Mr Lif
Don’t Look Down
Même si son dernier album, I Heard it Today, date de 2009, on avait perdu de vue Mr. Lif depuis une décennie, c’est-à-dire depuis Mo’ Mega (2006). La sortie de Don’t Look Down est l’occasion de constater que ce qui demeure son LP le plus connu, I Phantom (2003), a été réédité l’année passée aux bons soins de Mello Music, label sur lequel on n’est pas surpris de retrouver le Bostonien. Comme son prédécesseur de 2003, cet opus au titre suggestif se présente comme un album-concept, avec pour trame le récit des hauts et des bas (surtout des bas) de l’existence. Il s’en distingue cependant sur la forme car, contrairement à son prédécesseur, les morceaux ne sont pas entrecoupés de dialogues. De plus, le récit est plus directement personnel que sur I Phantom, qui mettait en scène un personnage. Réchappé d’un grave accident de la route qui l’a éloigné un moment de la scène artistique, éloignement prolongé par l’inondation de son studio quelques années plus tard (!), Jeffrey Haynes parle plus directement de lui-même.
Et pour ce faire, il a renoncé à toute fioriture. Dix titres, trente-six minutes : l’album est court et par conséquent un peu frustrant. Mais Mr. Lif a sans doute bien fait d’aller à l’essentiel en évitant tout remplissage, en un hommage implicite à Illmatic ou Follow the Leader. Ne comportant aucun déchet, l’album est l’occasion de démontrer que le membre des Perceptionists (le groupe est réuni le temps du septième morceau, « Mission Accomplished », et son petit fond blaxploitation) n’a rien perdu de son aisance. Du fast rap (« The Abyss », avec ses cris de loups en arrière-fond et ses scratches) jusqu’au morceau-titre, où l’accord de piano introductif laisse place à une nappe de synthé lui donnant une touche céleste, son rap, rehaussé par une voix aisément reconnaissable, n’est jamais pris en défaut.
À l’exception de ce dernier titre, qui dépasse les cinq minutes, tous les morceaux tournent autour de trois minutes, mais l’ambiance de chacun d’eux est variée, épousant les différents états exprimés, du trente-sixième dessous à la résurrection.

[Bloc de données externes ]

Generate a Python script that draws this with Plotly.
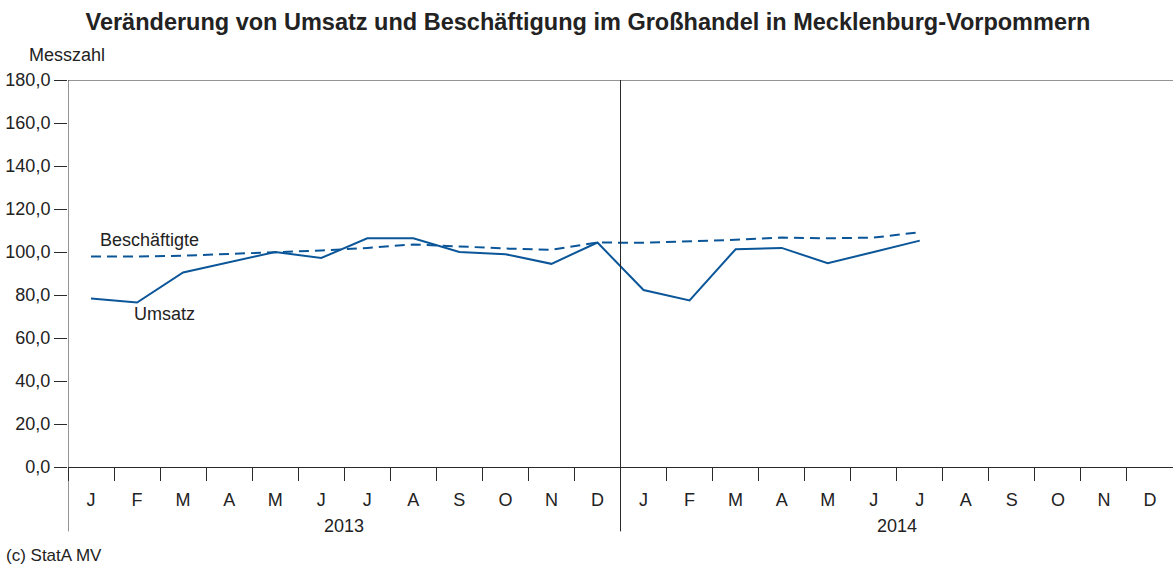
import plotly.graph_objects as go

months = ["J", "F", "M", "A", "M", "J", "J", "A", "S", "O", "N", "D"] * 2
years = ["2013", "2014"]
umsatz = [78.4, 76.5, 90.5, 95.3, 100.0, 97.2, 106.4, 106.4, 100.0, 99.0, 94.5, 104.4,
          82.3, 77.5, 101.3, 101.9, 94.8, 100.0, 105.3]
beschaeftigte = [97.9, 97.9, 98.3, 99.0, 99.8, 100.7, 101.9, 103.5, 102.6, 101.6, 101.0, 104.4,
                 104.3, 104.9, 105.7, 106.7, 106.4, 106.7, 109.2]
y_ticks = [0, 20, 40, 60, 80, 100, 120, 140, 160, 180]

W, H = 1173, 567
L, T, B = 68, 80, 467.5
R = 0
pw = W - L - R
ph = B - T

def px_x(p):
    return (p - L) / pw

def px_y(p):
    return (B - p) / ph

blue = "#0b5699"
axc = "#2a2a2a"
font = "Liberation Sans, Arial, sans-serif"

fig = go.Figure()
xs_u = list(range(len(umsatz)))
xs_b = list(range(len(beschaeftigte)))
fig.add_trace(go.Scatter(x=xs_b, y=beschaeftigte, mode="lines", name="Beschäftigte",
                         line=dict(color=blue, width=2, dash="10px,6px")))
fig.add_trace(go.Scatter(x=xs_u, y=umsatz, mode="lines", name="Umsatz",
                         line=dict(color=blue, width=2)))

fig.update_layout(
    width=W, height=H,
    margin=dict(l=L, r=R, t=T, b=H - B, autoexpand=False),
    plot_bgcolor="white", paper_bgcolor="white",
    showlegend=False,
    separators=", ",
    font=dict(family=font, size=18, color="#222222"),
    title=dict(text="<b>Veränderung von Umsatz und Beschäftigung im Großhandel in Mecklenburg-Vorpommern</b>",
               x=588 / W, xanchor="center", xref="container",
               y=1 - 22 / H, yanchor="middle", yref="container",
               font=dict(family=font, size=23.5, color="#222222")),
    xaxis=dict(range=[-0.5, 23.5], showgrid=False, zeroline=False,
               showline=True, linecolor=axc, linewidth=1,
               tickmode="array", tickvals=list(range(24)), ticktext=months,
               ticks="", ticklabelstandoff=16, automargin=False,
               minor=dict(tick0=-0.5, dtick=1, ticks="outside", ticklen=13,
                          tickcolor=axc, tickwidth=1, showgrid=False),
               tickfont=dict(size=18)),
    yaxis=dict(range=[0, 180], showgrid=False, zeroline=False,
               showline=False, automargin=False,
               tickmode="array", tickvals=y_ticks, tickformat=".1f",
               ticks="outside", ticklen=13, tickcolor=axc, tickwidth=1,
               tickfont=dict(size=18)),
)

ybot = px_y(532)
fig.add_shape(type="line", xref="x", yref="paper", x0=-0.5, x1=-0.5, y0=ybot, y1=1,
              line=dict(color=axc, width=1))
fig.add_shape(type="line", xref="x", yref="paper", x0=11.5, x1=11.5, y0=ybot, y1=1,
              line=dict(color=axc, width=1))
fig.add_shape(type="line", xref="x", yref="y", x0=-0.5, x1=23.5, y0=180, y1=180,
              line=dict(color=axc, width=1))

for i, yr in enumerate(years):
    fig.add_annotation(x=5.5 + 12 * i, xref="x", y=px_y(527), yref="paper",
                       text=yr, showarrow=False, font=dict(size=18),
                       xanchor="center", yanchor="middle")

fig.add_annotation(x=px_x(27), xref="paper", y=px_y(55), yref="paper", text="Messzahl",
                   showarrow=False, xanchor="left", yanchor="middle", font=dict(size=18))
fig.add_annotation(x=px_x(4), xref="paper", y=px_y(556), yref="paper", text="(c) StatA MV",
                   showarrow=False, xanchor="left", yanchor="middle", font=dict(size=17))
fig.add_annotation(x=px_x(98), xref="paper", y=px_y(240), yref="paper", text="Beschäftigte",
                   showarrow=False, xanchor="left", yanchor="middle", font=dict(size=18))
fig.add_annotation(x=px_x(132), xref="paper", y=px_y(314), yref="paper", text="Umsatz",
                   showarrow=False, xanchor="left", yanchor="middle", font=dict(size=18))

fig.write_html("out.html", config={"displayModeBar": False},
               post_script="document.body.style.margin='0';")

Propulsé par le storytelling oppressant de « Pounds of Pressure », sur fond de sirènes, de coups de feu et d’un riff de guitare sans espoir, le disque passe par des moments plus apaisants, comme l’optimiste « A Better day » et ses cordes délicates, refrain chanté à l’appui. Et d’autres plus distordus, en particulier « Whizdom », qui invite Blacastan sous la houlette d’un autre Bostonien perdu de vue, l’irremplaçable Edan, avec un sample que n’aurait pas renié J-Zone. Huit producteurs se partagent le gâteau mais tout tient bien ensemble et rien ne vient gâcher le tableau, même les refrains chantés de « Let Go » et « A Better day ». Breaks, scratches, variations instrumentales, invités triés sur le volet (dont Del sur « World Renown », les deux hommes s’étant déjà croisés notamment sur Deltron 3030) : Don’t Look Down est à la hauteur du reste de la discographie de Mr. Lif. À croire qu’il a écouté Sameer Ahmad lors de notre récente émission : le bon album, c’est celui dans lequel il n’y a plus rien à enlever.